Letter from the Chief Inspector of General Practice

We carried out an announced comprehensive inspection at Bilbrook Medical Centre on 14 March 2016. Overall the practice is rated as Outstanding.

Please note that when referring to information throughout this report, for example any reference to the Quality and Outcomes Framework data, this relates to the most recent information available to the Care Quality Commission (CQC) at that time.

Our key findings were as follows:

  • There was a no-blame; open culture for reporting incidents and near misses. Safety and learning drove continuous improvement at the practice.
  • Risks to patients and staff were thoroughly assessed and well managed. The practice used simulated drills when testing emergency procedures.
  • Patients’ needs were assessed and care was planned and delivered following best practice guidance. Staff had received training appropriate to their roles and any further training needs had been identified and planned.
  • Patients were treated with dignity and respect and the premises had been developed to improve patient experience with particular emphasis on vulnerable groups.
  • Information about services and how to complain was available and easy to understand.
  • Patients told us they could get an appointment when they needed one. Urgent appointments were available the same day.
  • The practice had excellent facilities and was well equipped to treat patients and meet their needs. This supported the practice mission statement to provide treatment in a primary care setting.
  • There was a clear leadership structure and staff felt very well supported by management. The practice proactively sought feedback from staff, patients and third party organisations, which it acted on.
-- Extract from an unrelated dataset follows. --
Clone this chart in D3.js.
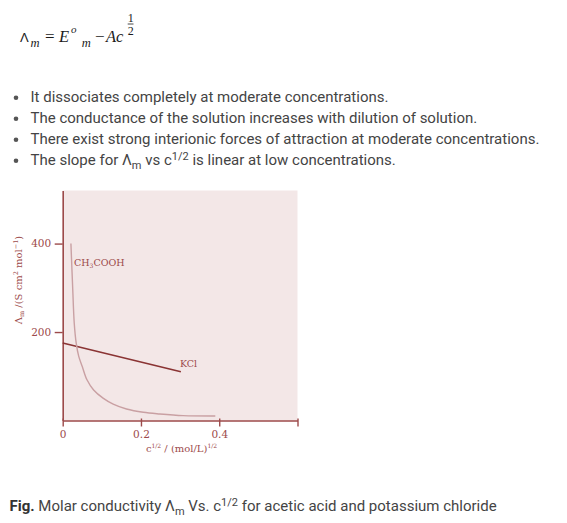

We saw some areas of outstanding practice:

  • Thorough risk assessment processes delivered proactive safety and care in the practice, for example, simulation was used when emergency drills were carried out, children who presented with a rash were isolated to minimise the risk of contamination.
  • The practice was proactive in sharing learning from significant events with external stakeholders. For example, an event reported by the practice had resulted in a national safety alert.
  • Effective tracker systems were used to monitor newly registered patients, staff rota including absence and referrals made to secondary care. For example, the patient journey was monitored and followed up when required until discharged from hospital.
  • A strong culture of education and learning was seen. Education sessions were held twice weekly and protected time was provided monthly for all staff.
  • Innovation was used to bring care closer to home. The practice purchased ultrasound equipment and employed a sonographer to provide diagnostic and pelvic ultrasound services.